Я быстро выдохся. Гукать перестал – сижу нахохлившись.
Ботинок вернулся часа через три, а с меня пот течёт градом. Хотя я уже давно и не гукаю. Козёл – тот и вовсе куда-то ушёл, оставив входную дверь приоткрытой.
Я говорю, – Папа, пошли домой. Дверь открыта!
Но Ботинок чихает и ничего не отвечает. Простудился видать, пока под дождиком у подъезда стоял.
А потом, знаете что он сделал? Схватил этот наполовину вывалившийся с полки «Советский Джаз» и невесело подмигнув, вынес его под полой костюма!
Глава вторая.
Когда я услышал, что меня отправляют далеко-далеко, я даже обрадовался. А кто не обрадовался бы?
По рассказам Ботинка, я сперва подумал – избушка на курьих ножках будет стоять где-то в лесу. Разбойничий, может, домик. Или пряничный. Меня бы устроил любой из этих вариантов. Ведь хотелось поскорее всё заново начать – с полного нуля. Утопить в неочевидном пассаже, раскидать всё вокруг и успокоиться, а поняв, что живёшь в разбойничьем домике, можно обойтись без лестничных пролётов, без совмещённых санузлов и мусоропроводов. Без соседей под окнами, телефонных разговоров и всего остального. Без советских мультфильмов, джаза, Козла и без того тоскливого погружения в вечность, которым пахло в его коммуналке, а с тех пор как он ушёл оттуда навсегда заполнило собой всё вокруг.

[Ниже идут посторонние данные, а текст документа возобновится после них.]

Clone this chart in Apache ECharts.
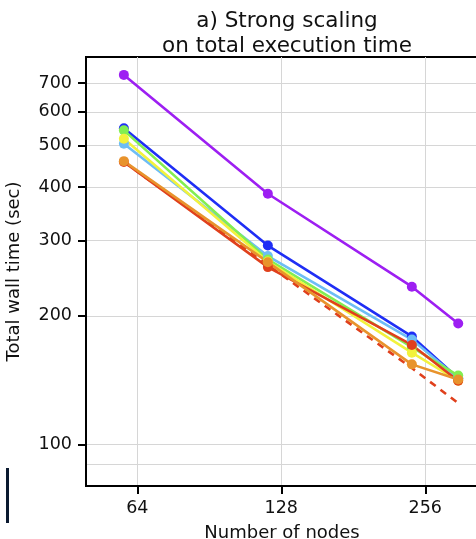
<!DOCTYPE html>
<html>
<head>
<meta charset="utf-8">
<script src="https://cdn.jsdelivr.net/npm/echarts@6/dist/echarts.min.js"></script>
<style>
html,body{margin:0;padding:0;background:#fff;}
#chart{width:476px;height:539px;}
</style>
</head>
<body>
<div id="chart"></div>
<script>
const nodes = [60, 120, 240, 300];
const xTicks = [64, 128, 256];
const yTicks = [100, 200, 300, 400, 500, 600, 700];
const yMinorGrid = [90];

const purpleTimes = [732, 386, 234, 192];
const blueTimes = [549, 292, 179, 143];
const lightBlueTimes = [505, 276, 176, 143];
const greenTimes = [543, 271, 169, 145];
const yellowTimes = [519, 268, 164, 141];
const redTimes = [458, 260, 171, 141];
const orangeTimes = [460, 267, 154, 142];
const fitTimes = [458, 263, 151, 125];

const FONT = 'DejaVu Sans';
const TXT = '#111';

function pairs(vals) { return nodes.map((n, i) => [n, vals[i]]); }

function lineSeries(name, vals, color) {
  return {
    name: name, type: 'line', data: pairs(vals),
    symbol: 'circle', symbolSize: 10,
    lineStyle: { color: color, width: 2.6 },
    itemStyle: { color: color },
    emphasis: { disabled: true },
    animation: false
  };
}

const chart = echarts.init(document.getElementById('chart'), null, { renderer: 'canvas' });
chart.setOption({
  backgroundColor: '#fff',
  animation: false,
  title: {
    text: 'a) Strong scaling\non total execution time',
    left: 282, top: 4, textAlign: 'center',
    textStyle: { fontFamily: FONT, fontSize: 21.5, fontWeight: 'normal', color: TXT, lineHeight: 25 }
  },
  grid: { left: 86, top: 57, width: 392, height: 429, outerBoundsMode: 'none', containLabel: false,
    show: true, borderColor: '#000', borderWidth: 2, backgroundColor: 'transparent' },
  xAxis: {
    type: 'log', logBase: 2, min: 50, max: 330,
    name: 'Number of nodes', nameLocation: 'middle', nameGap: 38,
    nameTextStyle: { fontFamily: FONT, fontSize: 18, color: TXT },
    axisLine: { show: true, lineStyle: { color: '#000', width: 2 } },
    axisTick: { show: true, customValues: xTicks, length: 8, lineStyle: { color: '#000', width: 2 } },
    axisLabel: { customValues: xTicks, fontFamily: FONT, fontSize: 17.5, color: TXT, margin: 13 },
    splitLine: { show: true, lineStyle: { color: '#d6d6d6', width: 1 } },
    minorTick: { show: false }
  },
  yAxis: {
    type: 'log', logBase: 10, min: 80, max: 806,
    name: 'Total wall time (sec)', nameLocation: 'middle', nameGap: 63, nameRotate: 90,
    nameTextStyle: { fontFamily: FONT, fontSize: 18, color: TXT },
    axisLine: { show: true, lineStyle: { color: '#000', width: 2 } },
    axisTick: { show: true, customValues: yTicks, length: 8, lineStyle: { color: '#000', width: 2 } },
    axisLabel: { customValues: yTicks, fontFamily: FONT, fontSize: 17.5, color: TXT, margin: 14 },
    splitLine: { show: true, lineStyle: { color: '#d6d6d6', width: 1 } }
  },
  graphic: [{
    type: 'rect', left: 6, top: 468, shape: { width: 3, height: 55 },
    style: { fill: '#0b1a30' }, silent: true
  }],
  series: [
    lineSeries('Series 1', purpleTimes, '#9d1ff2'),
    lineSeries('Series 2', blueTimes, '#1f2ef5'),
    lineSeries('Series 3', lightBlueTimes, '#6dbdf5'),
    lineSeries('Series 4', greenTimes, '#82ee52'),
    lineSeries('Series 5', yellowTimes, '#f2f23c'),
    lineSeries('Series 6', redTimes, '#e0401c'),
    lineSeries('Series 7', orangeTimes, '#e8932c'),
    {
      name: 'Fit', type: 'line', data: pairs(fitTimes), symbol: 'none',
      lineStyle: { color: '#e0401c', width: 2.6, type: [7, 6] },
      z: 1, emphasis: { disabled: true }, animation: false,
      markLine: {
        silent: true, symbol: 'none', animation: false, z: 0,
        label: { show: false },
        lineStyle: { color: '#d6d6d6', width: 1, type: 'solid' },
        emphasis: { disabled: true },
        data: yMinorGrid.map(v => ({ yAxis: v }))
      }
    }
  ]
});
</script>
</body>
</html>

Да ведь Ботинок и сам так хотел. Услышав однажды по радио обрывок песни со словами «…и СССР как планета», Ботинок испуганно втянул голову, поцеловал Мопсю, вызвал такси на Сенную и убежал его ловить под проливной дождь. Вернулся он поздно. А вернувшись, не торопясь поел, уселся перед компьютером, включил колонки и погасил свет. Потом поставил длинный и скучный концерт Майлса Дэвиса. Всё это значило лишь одно – большое дело перед этим проделал, можно и расслабиться втихаря.
Такие концерты Ботинок предпочитал смотреть как футбол, долго готовился, надевал тапочки и халат, открывал пиво, которое не любил и хлопал упаковками чипсов как шариками. Просто так бы не стал этого делать. А Мопся все шевелила губами и шелестела бумагой на кухне. Потом захлопнула дверь и затанцевала такая вся напряжённая, выплескивая энергию как пружина, и сжимая кулаки от бесмысленных усилий.
Ботинок не слышал – весь в своём Майлсе Дэвисе был. А я подумал, что за фигня, не должно так быть, ещё что-то с этого момента будет навечно потеряно.